Performances of works with titles similar to Shakespearean plays, such as a Hamlet, a Henry VI, Part 1, a Henry V, a Taming of the Shrew and a Titus Andronicus are mentioned in the diary with no author listed. Most of these plays were recorded when the Admiral's Men and the Lord Chamberlain's Men briefly joined forces when the playhouses were closed owing to the plague (June 1594).

In 1599, Henslowe paid Dekker and Henry Chettle for a play called Troilus and Cressida, which is probably the play currently known from British Library Add MS 10449 (the actors' names that appear in the plot connect it to the Admiral's Men and date it between March 1598 and July 1600).
There is no mention of William Shakespeare (or Christopher Marlowe, Robert Greene, Thomas Kyd or any University Wits writer, or figures like Richard Burbage for that matter) in Henslowe's diary (which prompted the forgeries of John Payne Collier); their absence is due to the fact that Shakespeare and Burbage were only connected to Henslowe's companies in the early 1590s before Henslowe records any authors.
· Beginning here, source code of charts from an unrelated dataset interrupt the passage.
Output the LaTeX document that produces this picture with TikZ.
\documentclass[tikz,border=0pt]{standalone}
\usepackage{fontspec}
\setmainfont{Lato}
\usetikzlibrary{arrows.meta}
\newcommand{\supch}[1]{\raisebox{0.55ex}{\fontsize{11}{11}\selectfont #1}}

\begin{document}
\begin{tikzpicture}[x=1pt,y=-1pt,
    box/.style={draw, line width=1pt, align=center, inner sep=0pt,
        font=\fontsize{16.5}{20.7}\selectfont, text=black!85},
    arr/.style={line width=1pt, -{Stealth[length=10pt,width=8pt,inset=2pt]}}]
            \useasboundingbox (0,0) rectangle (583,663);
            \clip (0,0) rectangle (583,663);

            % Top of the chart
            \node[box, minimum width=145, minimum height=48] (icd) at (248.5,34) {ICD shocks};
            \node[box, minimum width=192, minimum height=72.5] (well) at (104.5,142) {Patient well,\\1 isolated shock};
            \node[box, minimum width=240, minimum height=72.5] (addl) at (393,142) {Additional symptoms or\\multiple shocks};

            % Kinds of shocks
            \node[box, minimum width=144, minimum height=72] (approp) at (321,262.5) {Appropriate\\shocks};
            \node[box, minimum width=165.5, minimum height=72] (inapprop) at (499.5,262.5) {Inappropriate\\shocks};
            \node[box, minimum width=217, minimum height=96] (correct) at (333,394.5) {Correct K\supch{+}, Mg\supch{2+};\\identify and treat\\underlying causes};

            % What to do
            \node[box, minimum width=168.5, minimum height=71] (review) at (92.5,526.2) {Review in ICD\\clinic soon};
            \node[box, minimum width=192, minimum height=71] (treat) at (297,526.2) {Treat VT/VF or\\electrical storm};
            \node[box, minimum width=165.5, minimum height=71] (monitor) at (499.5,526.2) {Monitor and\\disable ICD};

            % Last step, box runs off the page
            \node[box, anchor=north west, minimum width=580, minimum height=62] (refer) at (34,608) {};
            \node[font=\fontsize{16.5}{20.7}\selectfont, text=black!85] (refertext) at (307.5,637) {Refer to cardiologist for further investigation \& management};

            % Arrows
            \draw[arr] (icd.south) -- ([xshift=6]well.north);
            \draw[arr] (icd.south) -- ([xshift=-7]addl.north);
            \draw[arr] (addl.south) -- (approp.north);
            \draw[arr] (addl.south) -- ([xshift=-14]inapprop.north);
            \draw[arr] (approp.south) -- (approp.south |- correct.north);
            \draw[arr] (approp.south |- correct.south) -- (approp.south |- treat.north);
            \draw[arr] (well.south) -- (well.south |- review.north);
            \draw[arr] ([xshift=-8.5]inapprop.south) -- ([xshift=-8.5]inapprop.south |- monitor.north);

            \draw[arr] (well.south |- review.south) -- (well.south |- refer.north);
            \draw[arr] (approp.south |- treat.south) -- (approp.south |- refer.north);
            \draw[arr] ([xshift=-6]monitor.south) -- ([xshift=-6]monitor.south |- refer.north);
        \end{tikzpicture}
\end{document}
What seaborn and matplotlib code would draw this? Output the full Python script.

Shakespeare's company, the Lord Chamberlain's Men, performed at The Theatre (starting in 1594) and later The Globe Theatre (starting in 1599).

=== Costumes and props ===
In 1598 Henslowe made an inventory of his company's stage props; 'along with numerous weapons and crowns, there was a boar's head, a wooden leg, a golden fleece and the cauldron in which Marlowe's Jew of Malta is boiled to death.'

== History ==
The papers first came to critical attention in 1780, when Edmond Malone requested them from the Dulwich College library; the papers had been misplaced and were not found until 1790. Malone made a transcript of the parts he viewed as relevant to his variorum edition of Shakespeare. The original was returned to Dulwich after Malone's death. (Malone's transcript was returned to the library around 1900.) The next scholar to examine the manuscripts was John Payne Collier.

== In popular culture ==
Henslowe was portrayed by actor Geoffrey Rush in the Academy Award-winning film Shakespeare in Love.